怪事件捜査クラブ~十六人谷の伝説~
 吉原要は、この学園では問題児で知られている。成績は中の上、暴力性は無く、品行方正とはいかないまでも、学業に対する態度は至って普通という彼女だが、吉原要という名前、もしくは情報の毒蜘蛛というアダナをこの学園では知らない者はいなかった。

学園中のあらゆるところから噂を聞きつけてはメモし、それを手帳に書き記している。内輪だけしか知らないネタですら知っているため、校内の者は生徒を含め教師ですら要を怖がる者が多い。
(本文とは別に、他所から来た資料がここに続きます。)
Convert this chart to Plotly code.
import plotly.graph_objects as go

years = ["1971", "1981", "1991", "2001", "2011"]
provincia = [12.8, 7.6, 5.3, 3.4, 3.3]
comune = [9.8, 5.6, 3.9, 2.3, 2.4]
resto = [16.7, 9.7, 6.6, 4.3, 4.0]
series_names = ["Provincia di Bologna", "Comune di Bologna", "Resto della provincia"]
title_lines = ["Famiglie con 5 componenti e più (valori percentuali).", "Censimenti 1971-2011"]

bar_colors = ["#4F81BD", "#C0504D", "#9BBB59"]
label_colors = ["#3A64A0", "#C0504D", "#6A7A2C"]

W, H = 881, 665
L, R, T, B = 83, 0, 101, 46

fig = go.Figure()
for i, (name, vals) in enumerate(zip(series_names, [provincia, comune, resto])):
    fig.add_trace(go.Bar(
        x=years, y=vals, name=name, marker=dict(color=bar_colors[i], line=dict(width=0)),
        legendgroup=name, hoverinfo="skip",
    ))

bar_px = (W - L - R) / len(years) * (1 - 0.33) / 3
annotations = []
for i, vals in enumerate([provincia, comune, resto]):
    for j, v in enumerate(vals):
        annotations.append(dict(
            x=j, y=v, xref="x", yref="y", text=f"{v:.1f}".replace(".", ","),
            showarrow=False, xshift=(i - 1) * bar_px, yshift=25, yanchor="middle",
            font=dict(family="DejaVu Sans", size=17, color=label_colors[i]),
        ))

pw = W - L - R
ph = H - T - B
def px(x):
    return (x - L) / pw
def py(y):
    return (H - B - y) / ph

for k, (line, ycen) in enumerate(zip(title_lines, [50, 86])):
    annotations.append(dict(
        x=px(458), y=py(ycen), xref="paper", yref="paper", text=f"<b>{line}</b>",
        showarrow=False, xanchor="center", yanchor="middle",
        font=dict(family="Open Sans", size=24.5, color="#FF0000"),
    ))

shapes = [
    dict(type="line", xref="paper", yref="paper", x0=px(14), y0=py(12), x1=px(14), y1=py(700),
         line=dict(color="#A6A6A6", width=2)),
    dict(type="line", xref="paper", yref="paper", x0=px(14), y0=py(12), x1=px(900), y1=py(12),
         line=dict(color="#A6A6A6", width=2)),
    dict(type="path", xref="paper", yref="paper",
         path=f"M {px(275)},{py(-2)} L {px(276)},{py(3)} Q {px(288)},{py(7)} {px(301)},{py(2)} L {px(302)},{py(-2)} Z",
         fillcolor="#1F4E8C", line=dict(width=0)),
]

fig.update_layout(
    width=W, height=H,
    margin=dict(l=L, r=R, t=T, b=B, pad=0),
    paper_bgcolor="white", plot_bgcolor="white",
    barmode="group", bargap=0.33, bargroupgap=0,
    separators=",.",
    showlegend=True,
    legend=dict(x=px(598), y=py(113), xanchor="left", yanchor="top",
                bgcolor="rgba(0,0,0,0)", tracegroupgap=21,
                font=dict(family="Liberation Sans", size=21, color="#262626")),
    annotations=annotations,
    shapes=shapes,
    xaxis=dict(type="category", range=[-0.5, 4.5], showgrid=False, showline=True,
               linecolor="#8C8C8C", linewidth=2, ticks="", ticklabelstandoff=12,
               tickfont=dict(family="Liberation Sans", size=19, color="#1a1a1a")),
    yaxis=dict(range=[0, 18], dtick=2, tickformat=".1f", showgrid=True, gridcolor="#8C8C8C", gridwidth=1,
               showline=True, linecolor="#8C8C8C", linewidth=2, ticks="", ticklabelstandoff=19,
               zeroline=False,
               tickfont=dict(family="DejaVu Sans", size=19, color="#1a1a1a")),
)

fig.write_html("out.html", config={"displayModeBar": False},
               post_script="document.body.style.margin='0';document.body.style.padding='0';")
要本人は情報を悪用することはないが、たまにひょいと情報をネタに人をからかうため、悪用されるよりも底知れない不安が彼女達の首にもたげるのだ。とは言っても、モンスター級に広い学園のこと、要の名前やアダナを知ってはいても、顔を知らない者は多くいる。

「吉原がこの前お見舞いに来た時に病院の怪談なんて聞かせるから、ぼくはそれからず~っと怖くて眠れなかったんですからね! せめて退院祝いでも寄こせですっ!」
「はあ!? アンタそんなことしてたわけ!?」
「お前なぁ……。気持ちは分かるけど、臆病な先輩にそんなことしたらどうなるかくらい判るだろうが」
「だってさぁ、呉野ちゃんってどうしてもからかいたくなっちゃうのよねぇ」
「それは分かるけど」

 うんと頷いた秋葉の肩をべしっと叩いて、あかねは腰に手を当てた。勢い良く要を叱りつける。

「呉野先輩は入院してたんだからね!」
「って言っても、足の骨にほ~んのちょっとだけヒビ入っただけじゃん」

 頬杖をついて、要は悪びれた様子もなくちらりと呉野を見る。呉野は深いため息を落とした。

「まったく……。だからこのクラブの連中に関わりたくないんです。まともなのは藍原だけですね」
「由希か……。いつ帰って来るんだろうな」
「忘れたの? 一年くらいは向こうにいるって言ってたじゃない。たまに連絡はくれるんだし」
「くれるけどさ。内気なあいつがちゃんとやってんのか、心配になるだろ」
「なるけど、しょうがないじゃない。由希が選んだ道だもの。応援しなくちゃ」

 予想に反してしんみりしだした空気に、呉野は戸惑ってきょろきょろと視線を動かした。そこに、要の明るい声が響いた。

「由希なら大丈夫でしょ。留学先でもなんやかんやでやれてるって!」
「なんやかんやって……。まあ、そうね」
「だな」

 くすっと笑って、あかねと秋葉は頷いた。